Required work: Exactly as written, retype the listing below, omitting the pictures.

Information provided:
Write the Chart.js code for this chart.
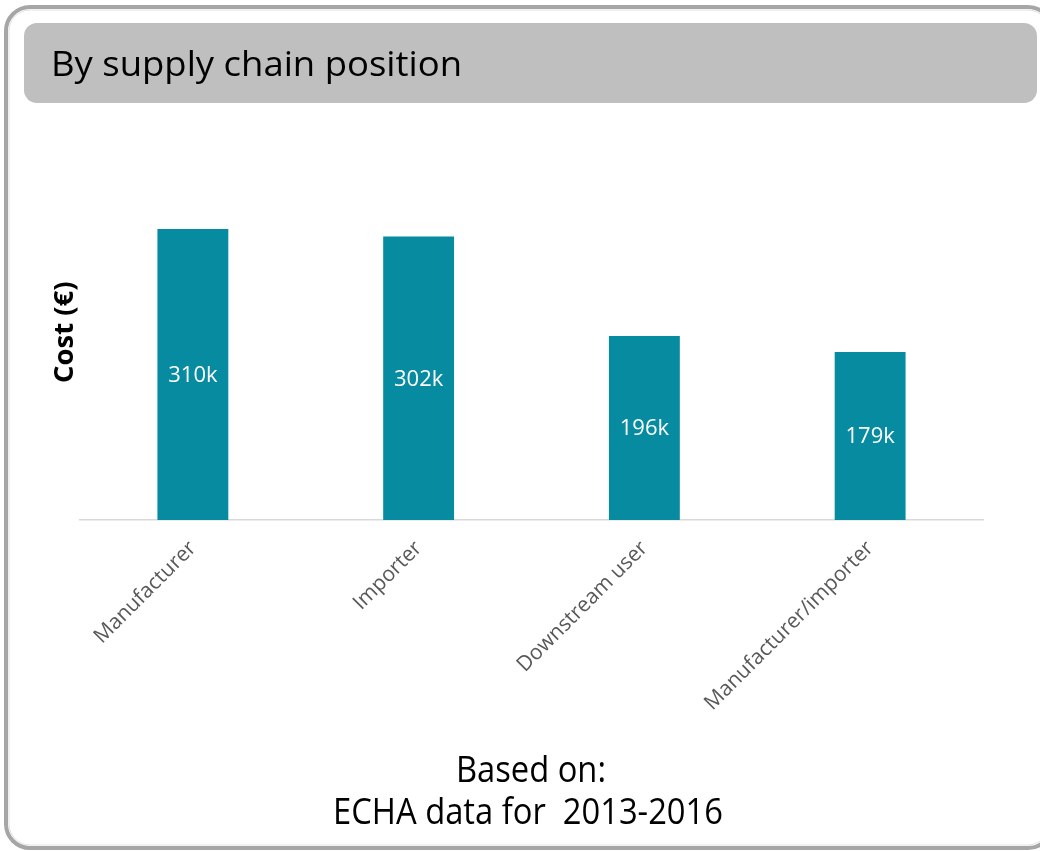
<!DOCTYPE html>
<html>
<head>
<meta charset="utf-8">
<script src="https://cdn.jsdelivr.net/npm/chart.js@4"></script>
<style>
  html, body { margin: 0; padding: 0; background: #ffffff; }
  #wrap { width: 1040px; height: 851px; position: relative; overflow: hidden; }
  canvas { display: block; }
</style>
</head>
<body>
<div id="wrap"><canvas id="c" width="1040" height="851"></canvas></div>
<script>
// ---- data ----
const categories = ['Manufacturer', 'Importer', 'Downstream user', 'Manufacturer/importer'];
const costK = [310, 302, 196, 179];
const valueLabels = ['310k', '302k', '196k', '179k'];
const titleText = 'By supply chain position';
const yAxisTitle = 'Cost (€)';
const footerLines = ['Based on:', 'ECHA data for  2013-2016'];
const yMax = 400;

function fitText(ctx, text, x, y, font, targetWidth, align) {
  ctx.save();
  ctx.font = font;
  const w = ctx.measureText(text).width;
  const s = targetWidth / w;
  ctx.translate(x, y);
  ctx.scale(s, 1);
  ctx.textAlign = align;
  ctx.textBaseline = 'alphabetic';
  ctx.fillText(text, 0, 0);
  ctx.restore();
}

const framePlugin = {
  id: 'frame',
  beforeDraw(chart) {
    const ctx = chart.ctx;
    ctx.save();
    ctx.fillStyle = '#ffffff';
    ctx.fillRect(0, 0, chart.width, chart.height);
    // outer frame
    ctx.beginPath();
    ctx.roundRect(6, 7, 1046, 841, 24);
    ctx.lineWidth = 4;
    ctx.strokeStyle = '#a6a6a6';
    ctx.stroke();
    ctx.beginPath();
    ctx.roundRect(9, 10, 1040, 835, 21);
    ctx.lineWidth = 1;
    ctx.strokeStyle = '#e3e3e3';
    ctx.stroke();
    // title bar
    ctx.beginPath();
    ctx.roundRect(24, 23, 1013, 80, 13);
    ctx.fillStyle = '#bfbfbf';
    ctx.fill();
    ctx.fillStyle = '#000000';
    fitText(ctx, titleText, 51, 76, '35px "Open Sans"', 411, 'left');
    // footer
    fitText(ctx, footerLines[0], 531, 782, '36px "Open Sans"', 150, 'center');
    fitText(ctx, footerLines[1], 528, 824, '36px "Open Sans"', 390, 'center');
    ctx.restore();
  }
};

const valueLabelPlugin = {
  id: 'valueLabels',
  afterDatasetsDraw(chart) {
    const ctx = chart.ctx;
    const meta = chart.getDatasetMeta(0);
    ctx.save();
    ctx.fillStyle = '#ffffff';
    ctx.font = '22px "Open Sans"';
    ctx.textAlign = 'center';
    ctx.textBaseline = 'middle';
    meta.data.forEach((el, i) => {
      ctx.fillText(valueLabels[i], el.x, (el.y + el.base) / 2 + 1);
    });
    ctx.restore();
  }
};

new Chart(document.getElementById('c'), {
  type: 'bar',
  data: {
    labels: categories,
    datasets: [{
      data: costK,
      backgroundColor: '#078ba1',
      borderWidth: 0,
      barPercentage: 0.314,
      categoryPercentage: 1.0
    }]
  },
  options: {
    responsive: false,
    devicePixelRatio: 1,
    animation: false,
    layout: { padding: { top: 144.5, right: 57, bottom: 0, left: 0 } },
    plugins: {
      legend: { display: false },
      tooltip: { enabled: false },
      title: { display: false }
    },
    scales: {
      x: {
        grid: { display: false },
        border: { display: true, color: '#d9d9d9', width: 1.5 },
        ticks: {
          color: '#595959',
          font: { family: 'Open Sans', size: 21 },
          minRotation: 45,
          maxRotation: 45,
          padding: 8
        },
        afterFit(s) { s.height = 331; }
      },
      y: {
        min: 0,
        max: yMax,
        grid: { display: false },
        border: { display: false },
        ticks: { display: false },
        title: {
          display: true,
          text: yAxisTitle,
          color: '#000000',
          font: { family: 'Open Sans', size: 27.5, weight: 'bold' },
          padding: { top: 49, bottom: 0 }
        },
        afterFit(s) { s.width = 80; }
      }
    }
  },
  plugins: [framePlugin, valueLabelPlugin]
});
</script>
</body>
</html>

Result for this exercise:
Write the Chart.js code for this chart.
<!DOCTYPE html>
<html>
<head>
<meta charset="utf-8">
<script src="https://cdn.jsdelivr.net/npm/chart.js@4"></script>
<style>
  html, body { margin: 0; padding: 0; background: #ffffff; }
  #wrap { width: 1040px; height: 851px; position: relative; overflow: hidden; }
  canvas { display: block; }
</style>
</head>
<body>
<div id="wrap"><canvas id="c" width="1040" height="851"></canvas></div>
<script>
// ---- data ----
const categories = ['Manufacturer', 'Importer', 'Downstream user', 'Manufacturer/importer'];
const costK = [310, 302, 196, 179];
const valueLabels = ['310k', '302k', '196k', '179k'];
const titleText = 'By supply chain position';
const yAxisTitle = 'Cost (€)';
const footerLines = ['Based on:', 'ECHA data for  2013-2016'];
const yMax = 400;

function fitText(ctx, text, x, y, font, targetWidth, align) {
  ctx.save();
  ctx.font = font;
  const w = ctx.measureText(text).width;
  const s = targetWidth / w;
  ctx.translate(x, y);
  ctx.scale(s, 1);
  ctx.textAlign = align;
  ctx.textBaseline = 'alphabetic';
  ctx.fillText(text, 0, 0);
  ctx.restore();
}

const framePlugin = {
  id: 'frame',
  beforeDraw(chart) {
    const ctx = chart.ctx;
    ctx.save();
    ctx.fillStyle = '#ffffff';
    ctx.fillRect(0, 0, chart.width, chart.height);
    // outer frame
    ctx.beginPath();
    ctx.roundRect(6, 7, 1046, 841, 24);
    ctx.lineWidth = 4;
    ctx.strokeStyle = '#a6a6a6';
    ctx.stroke();
    ctx.beginPath();
    ctx.roundRect(9, 10, 1040, 835, 21);
    ctx.lineWidth = 1;
    ctx.strokeStyle = '#e3e3e3';
    ctx.stroke();
    // title bar
    ctx.beginPath();
    ctx.roundRect(24, 23, 1013, 80, 13);
    ctx.fillStyle = '#bfbfbf';
    ctx.fill();
    ctx.fillStyle = '#000000';
    fitText(ctx, titleText, 51, 76, '35px "Open Sans"', 411, 'left');
    // footer
    fitText(ctx, footerLines[0], 531, 782, '36px "Open Sans"', 150, 'center');
    fitText(ctx, footerLines[1], 528, 824, '36px "Open Sans"', 390, 'center');
    ctx.restore();
  }
};

const valueLabelPlugin = {
  id: 'valueLabels',
  afterDatasetsDraw(chart) {
    const ctx = chart.ctx;
    const meta = chart.getDatasetMeta(0);
    ctx.save();
    ctx.fillStyle = '#ffffff';
    ctx.font = '22px "Open Sans"';
    ctx.textAlign = 'center';
    ctx.textBaseline = 'middle';
    meta.data.forEach((el, i) => {
      ctx.fillText(valueLabels[i], el.x, (el.y + el.base) / 2 + 1);
    });
    ctx.restore();
  }
};

new Chart(document.getElementById('c'), {
  type: 'bar',
  data: {
    labels: categories,
    datasets: [{
      data: costK,
      backgroundColor: '#078ba1',
      borderWidth: 0,
      barPercentage: 0.314,
      categoryPercentage: 1.0
    }]
  },
  options: {
    responsive: false,
    devicePixelRatio: 1,
    animation: false,
    layout: { padding: { top: 144.5, right: 57, bottom: 0, left: 0 } },
    plugins: {
      legend: { display: false },
      tooltip: { enabled: false },
      title: { display: false }
    },
    scales: {
      x: {
        grid: { display: false },
        border: { display: true, color: '#d9d9d9', width: 1.5 },
        ticks: {
          color: '#595959',
          font: { family: 'Open Sans', size: 21 },
          minRotation: 45,
          maxRotation: 45,
          padding: 8
        },
        afterFit(s) { s.height = 331; }
      },
      y: {
        min: 0,
        max: yMax,
        grid: { display: false },
        border: { display: false },
        ticks: { display: false },
        title: {
          display: true,
          text: yAxisTitle,
          color: '#000000',
          font: { family: 'Open Sans', size: 27.5, weight: 'bold' },
          padding: { top: 49, bottom: 0 }
        },
        afterFit(s) { s.width = 80; }
      }
    }
  },
  plugins: [framePlugin, valueLabelPlugin]
});
</script>
</body>
</html>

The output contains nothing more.